= Guillaume-Lebrecht Petzold =

Guillaume-Lebrecht Petzold (2 July 1794 – ) was a piano maker in Paris in the early 19th century.

Petzold was born in Lichtenhain, a village in Saxony. His father, a Protestant minister, wanted him to learn an artistic trade and in April 1798 brought him to Dresden where he apprenticed with Charles Rodolphe August Wenzky, maker of organs and pianos to the court. After five years, Petzold travelled to Vienna with a letter of recommendation from Wenzky to Walther for whom he worked until departing for Paris in December 1805. Petzold formed a partnership with J. Pfeiffer in April 1806, and their first products were a cabinet upright which Petzold called the harmomelo, and a well received triangular piano, followed by an improved square. The partners established their own workshops in 1814, and the sound, regulation and construction of Petzold's subsequent instruments earned him a distinguished reputation.
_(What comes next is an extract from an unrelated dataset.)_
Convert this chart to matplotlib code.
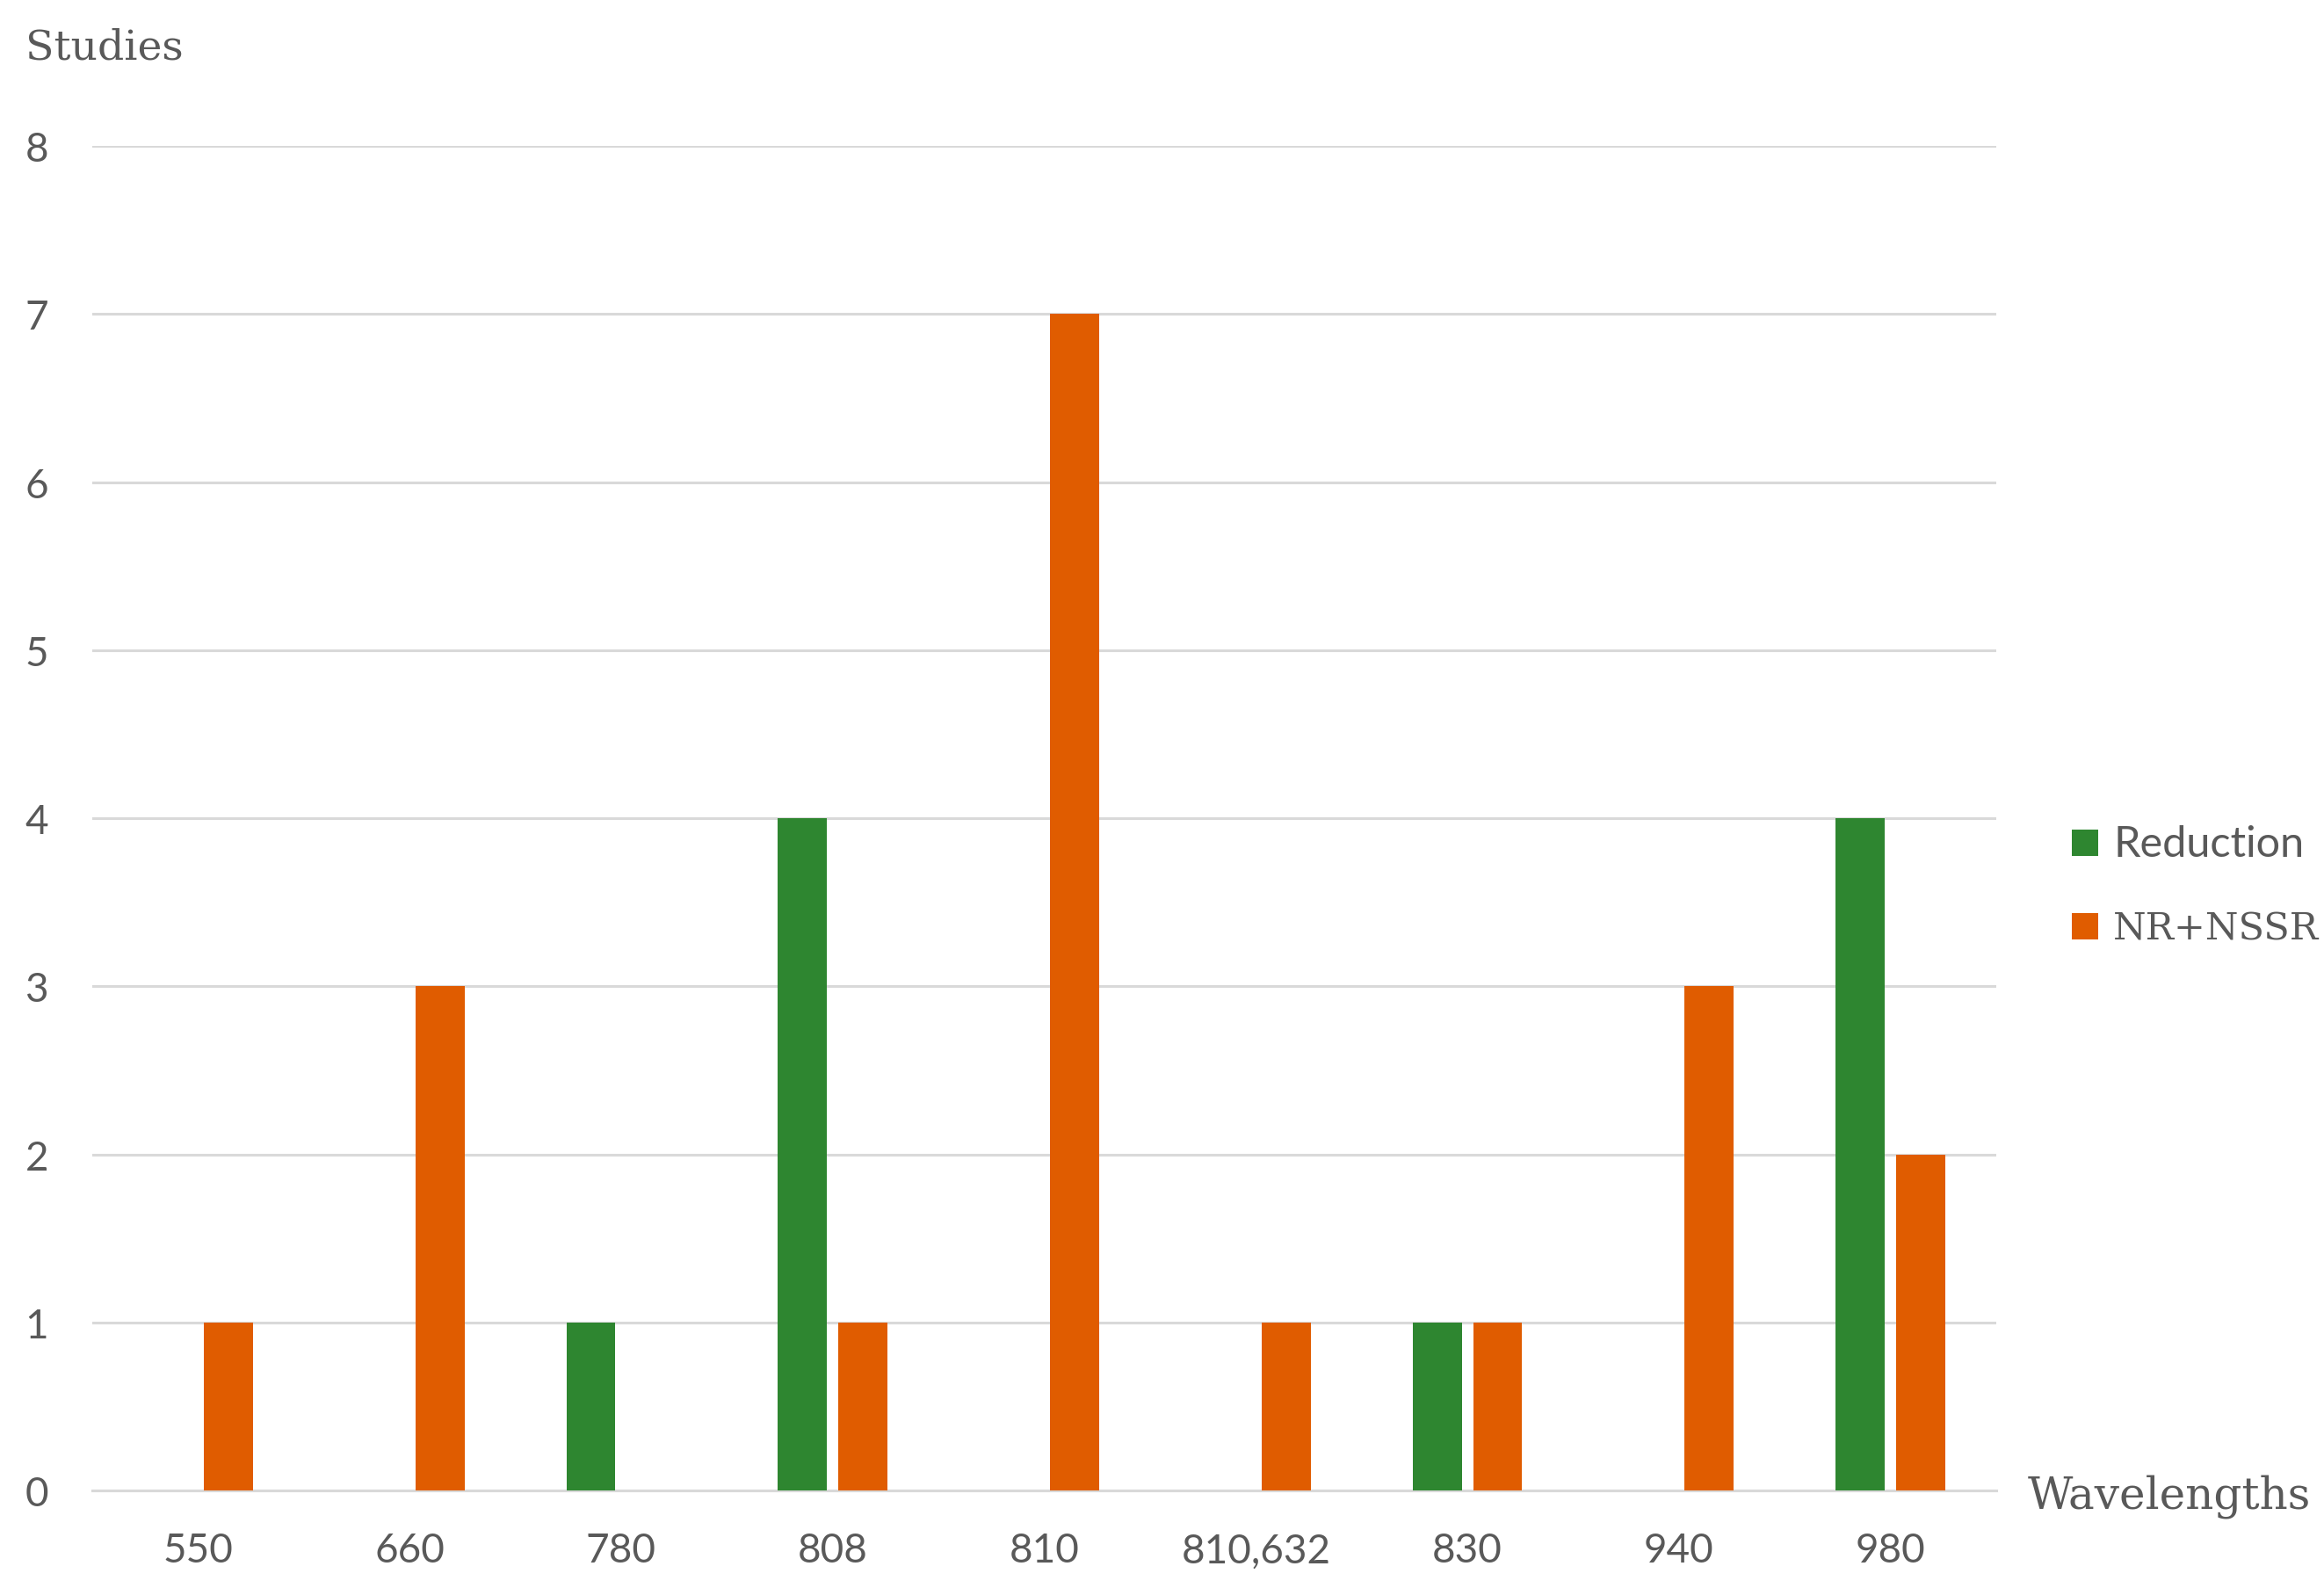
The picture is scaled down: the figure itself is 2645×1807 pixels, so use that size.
import matplotlib.pyplot as plt
import numpy as np
from matplotlib.patches import Patch

wavelengths = ["550", "660", "780", "808", "810", "810,632", "830", "940", "980"]
reduction = [0, 0, 1, 4, 0, 0, 1, 0, 4]
nr_nssr = [1, 3, 0, 1, 7, 1, 1, 3, 2]

green = "#2E8630"
orange = "#E05C00"
txt = "#595959"

fig = plt.figure(figsize=(26.45, 18.08), dpi=100)
ax = fig.add_axes([0.0397, 0.0614, 0.8193, 0.8462])

x = np.arange(len(wavelengths))
width = 0.232
off = 0.143

ax.bar(x - off, reduction, width, color=green, linewidth=0, zorder=3)
ax.bar(x + off, nr_nssr, width, color=orange, linewidth=0, zorder=3)

ax.set_xlim(-0.5, len(wavelengths) - 0.5)
ax.set_ylim(0, 8)
ax.set_yticks(range(0, 9))
ax.yaxis.grid(True, color="#d9d9d9", linewidth=2.2, zorder=0)
ax.set_axisbelow(True)
for s in ["top", "right", "left"]:
    ax.spines[s].set_visible(False)
ax.spines["bottom"].set_color("#d9d9d9")
ax.spines["bottom"].set_linewidth(2.2)

ax.set_xticks(x)
ax.set_xticklabels(wavelengths)
ax.tick_params(axis="both", length=0, labelsize=33, labelcolor=txt,
               labelfontfamily="Lato")
ax.tick_params(axis="x", pad=34)
ax.tick_params(axis="y", pad=36)

fig.text(29 / 2645, 1 - 55 / 1808, "Studies", fontsize=34, color=txt,
         family="DejaVu Serif", va="center", ha="left")
fig.text(2308 / 2645, 1 - 1703 / 1808, "Wavelengths", fontsize=36, color=txt,
         family="DejaVu Serif", va="center", ha="left")

handles = [Patch(color=green, linewidth=0), Patch(color=orange, linewidth=0)]
leg = fig.legend(handles, ["Reduction", "NR+NSSR"], loc="center left",
                 bbox_to_anchor=(2358 / 2645, 1 - 1009 / 1808),
                 bbox_transform=fig.transFigure, frameon=False, fontsize=31,
                 handlelength=0.7, handleheight=0.7, handletextpad=0.4,
                 labelspacing=1.25, borderpad=0, borderaxespad=0,
                 labelcolor=txt)
leg.get_texts()[0].set_family("Lato")
leg.get_texts()[0].set_fontsize(35)
leg.get_texts()[1].set_family("DejaVu Serif")

fig.savefig("out.png", dpi=100)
The enlarged soundboard Petzold introduced in square pianos at the 1806 French National Exposition received little notice. Its purpose was to increase the amount of sound, but the arrangement increased the height of the strings and required greater action leverage than the English square action could provide. Petzold substituted a variation of an English grand action with a crank escapement and individual hammer flanges, but the heavier blows it allowed required heavier stringing, which in turn required stronger frames. These changes gave his squares an unprecedented fullness and capacity for expression, and indicated the direction of subsequent changes that would take place in the art of constructing, as well as writing for and performing on pianos.

== Notes ==
1. This was a vertically strung, full size upright with underdampers operated by a crank from the keys. (Harding. p248); Fetis mistakes it for a kind of upright grand.